On Friday November 16th, EcoViva and the Mangrove Association hosted a Sustainable Fisheries Forum: A Sustainable Alternative to the Threats in the Bay of Jiquilisco, in the community of Puerto Parada. EcoViva has been working to promote sustainable fisheries in the Bay of Jiquilisco for the last 5 years, providing small-scale fisherpeople a viable alternative to blast fishing and other destructive fishing practices that are applied in the bay.
The forum was the first of its kind in El Salvador: an opportunity for fisherpeople to come together with organizations and government officials to discuss issues of fisheries management. There were representatives of 14 different fishing cooperatives (some of whom used to practice blast fishing), and 6 NGOs working in the region such as Caritas, ICAPO, Ayuda en Acción, and ProPesca. There were also representatives from the local government, the National Police, the Legislative Assembly and the Ministry of the Environment.
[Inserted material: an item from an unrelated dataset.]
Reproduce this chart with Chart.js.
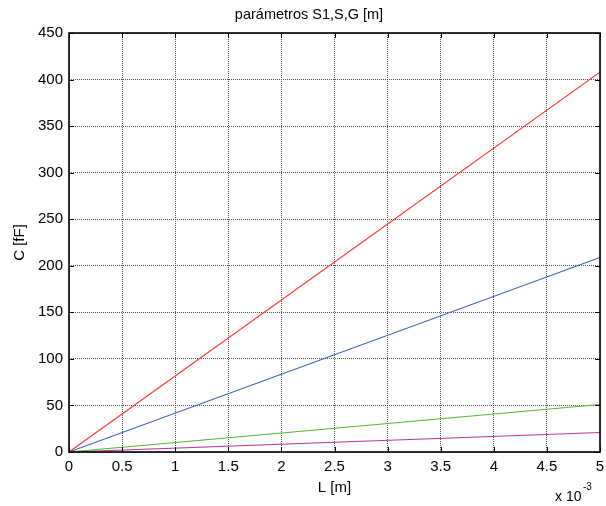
<!DOCTYPE html>
<html>
<head>
<meta charset="utf-8">
<script src="https://cdn.jsdelivr.net/npm/chart.js@4/dist/chart.umd.min.js"></script>
<style>
  html, body { margin: 0; padding: 0; background: #fff; }
  #wrap { width: 606px; height: 506px; }
</style>
</head>
<body>
<div id="wrap"><canvas id="c" width="606" height="506"></canvas></div>
<script>
// Line length L [m] at the sampled points
const lengths = [0, 0.005];
// Capacitance C [fF] for each parameter set
const seriesRed = [0, 408];
const seriesBlue = [0, 209];
const seriesGreen = [0, 51];
const seriesMagenta = [0, 21];
// Axis ticks
const xTicks = [0, 0.0005, 0.001, 0.0015, 0.002, 0.0025, 0.003, 0.0035, 0.004, 0.0045, 0.005];
const yTicks = [0, 50, 100, 150, 200, 250, 300, 350, 400, 450];
const chartTitle = 'parámetros S1,S,G [m]';

const FONT = 'Liberation Sans, Arial, sans-serif';

function pts(ys) { return lengths.map((x, i) => ({ x: x, y: ys[i] })); }

// Inward tick marks on all four sides, the box, title and exponent label
const framePlugin = {
  id: 'frame',
  afterDraw(chart) {
    const { ctx, chartArea: a, scales } = chart;
    const xs = scales.x, ys = scales.y;
    ctx.save();
    ctx.strokeStyle = '#000';
    ctx.lineWidth = 1;
    const L = 5;
    ctx.beginPath();
    xTicks.forEach(v => {
      const px = Math.round(xs.getPixelForValue(v)) + 0.5;
      ctx.moveTo(px, a.bottom); ctx.lineTo(px, a.bottom - L);
      ctx.moveTo(px, a.top); ctx.lineTo(px, a.top + L);
    });
    yTicks.forEach(v => {
      const py = Math.round(ys.getPixelForValue(v)) + 0.5;
      ctx.moveTo(a.left, py); ctx.lineTo(a.left + L, py);
      ctx.moveTo(a.right, py); ctx.lineTo(a.right - L, py);
    });
    ctx.stroke();
    ctx.lineWidth = 1.6;
    ctx.strokeRect(a.left, a.top, a.right - a.left, a.bottom - a.top);
    ctx.fillStyle = '#000';
    // title
    ctx.textAlign = 'center';
    ctx.textBaseline = 'middle';
    ctx.font = '14.5px ' + FONT;
    ctx.fillText(chartTitle, 309, 15);
    // exponent of the x axis
    ctx.textBaseline = 'alphabetic';
    ctx.textAlign = 'left';
    ctx.font = '14px ' + FONT;
    ctx.fillText('x 10', 555, 501);
    ctx.font = '10px ' + FONT;
    ctx.fillText('-3', 583, 490);
    ctx.restore();
  }
};

const bgPlugin = {
  id: 'bg',
  beforeDraw(chart) {
    const ctx = chart.ctx;
    ctx.save();
    ctx.fillStyle = '#fff';
    ctx.fillRect(0, 0, chart.width, chart.height);
    ctx.restore();
  }
};

function ds(label, ys, color) {
  return {
    label: label, data: pts(ys), borderColor: color, backgroundColor: color,
    borderWidth: 1.1, pointRadius: 0, showLine: true, tension: 0
  };
}

new Chart(document.getElementById('c'), {
  type: 'scatter',
  data: {
    datasets: [
      ds('S1', seriesRed, '#ff2a2a'),
      ds('S', seriesBlue, '#3a5cbf'),
      ds('G', seriesGreen, '#55b833'),
      ds('m', seriesMagenta, '#b8369f')
    ]
  },
  options: {
    responsive: false,
    animation: false,
    events: [],
    layout: { padding: { left: 0, right: 6, top: 33, bottom: 0 } },
    plugins: {
      legend: { display: false },
      tooltip: { enabled: false },
      title: { display: false }
    },
    scales: {
      x: {
        type: 'linear', min: 0, max: 0.005,
        afterBuildTicks(s) { s.ticks = xTicks.map(v => ({ value: v })); },
        afterFit(s) { s.height = 54; s.paddingLeft = 0; s.paddingRight = 0; },
        ticks: {
          color: '#000', font: { family: FONT, size: 15 }, padding: 6,
          maxRotation: 0, autoSkip: false,
          callback: v => String(+(v * 1000).toFixed(1))
        },
        grid: { color: '#555', lineWidth: 1, drawTicks: false, tickLength: 0 },
        border: { display: false, dash: [1, 1] },
        title: {
          display: true, text: 'L [m]', color: '#000',
          font: { family: FONT, size: 15 }, padding: { top: 0, bottom: 9 }
        }
      },
      y: {
        type: 'linear', min: 0, max: 450,
        afterBuildTicks(s) { s.ticks = yTicks.map(v => ({ value: v })); },
        afterFit(s) { s.width = 69; s.paddingTop = 0; s.paddingBottom = 0; },
        ticks: {
          color: '#000', font: { family: FONT, size: 15 }, padding: 6,
          autoSkip: false
        },
        grid: { color: '#555', lineWidth: 1, drawTicks: false, tickLength: 0 },
        border: { display: false, dash: [1, 1] },
        title: {
          display: true, text: 'C [fF]', color: '#000',
          font: { family: FONT, size: 15 }, padding: { top: 11, bottom: 0 }
        }
      }
    }
  },
  plugins: [bgPlugin, framePlugin]
});
</script>
</body>
</html>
The forum and created a space for fisherpeople, organizations, and government officials to dialogue about fisheries management in the Bay of Jiquilisco. The Mangrove Association shared the progress of its current study on the impact of the artificial reefs and the experiences of the different cooperatives. EcoViva, the Mangrove Association, and the cooperatives were able to share their model for sustainable management- pesca limpia– with other organizations. They also brought to light the threats from blast fishing and other unsustainable fishing methods practiced in the bay, including the indiscriminate catch of fish with fine nets intended for sardines. The forum also provided a platform for the cooperatives to ask the Ministry of the Environment about the process of receiving the proper permits for the artificial reefs they install, as some of the cooperatives have been waiting for years for an answer.
As a result of the forum and their experience in the bay, EcoViva, the Mangrove Association, and the fishing cooperatives called for a revision of the national fisheries law, improved management of the fisheries, and a higher level of involvement from the government.
On November 29th, the 14 fishing cooperatives will meet again to dive deeper into the current fisheries law and the revisions that the fisherpeople would like to see. They will discuss all of the different types of unsustainable fishing that are practiced in the bay and how they affect the environment and the people participating in sustainable fishing, pesca limpia.